The plaintiffs in the case are scheduled to file a response to the Trump administration’s filing later next week, after which Furman will decide whether to grant their motion for sanctions or not.
Furman, who presided over last year’s trial in the Southern District over the citizenship question, has previously granted the plaintiffs a wide breadth on discovery in the litigation. Months ahead of the trial last year, he allowed them to pursue extra-record discovery, in a move that was long-opposed by the Trump administration.
The Supreme Court, in its decision in June, said Furman shouldn’t have granted that motion at the time, but that it was ultimately justified in expanding the administrative record.

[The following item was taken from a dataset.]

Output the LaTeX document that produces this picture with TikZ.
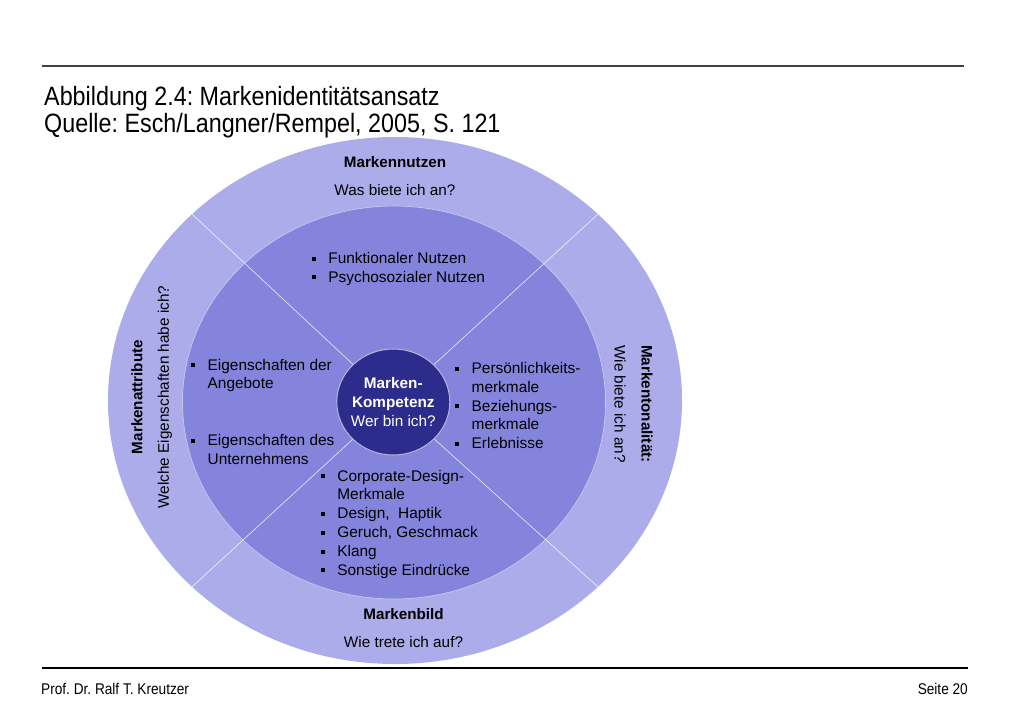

“We agree with the Government that the District Court should not have ordered extra-record discovery when it did,” the decision said. “At that time, the most that was warranted was the order to complete the administrative record.”
He could choose to, again, allow additional discovery in the litigation while the plaintiffs pursue their motion for sanctions. That decision is expected in the coming weeks after the plaintiffs reply to the Trump administration’s arguments filed Friday.
The litigation from the New York Immigration Coalition was combined, last year, with a separate lawsuit on the matter led by the New York Attorney General’s Office. That office is not involved in the motion for sanctions, according to filings.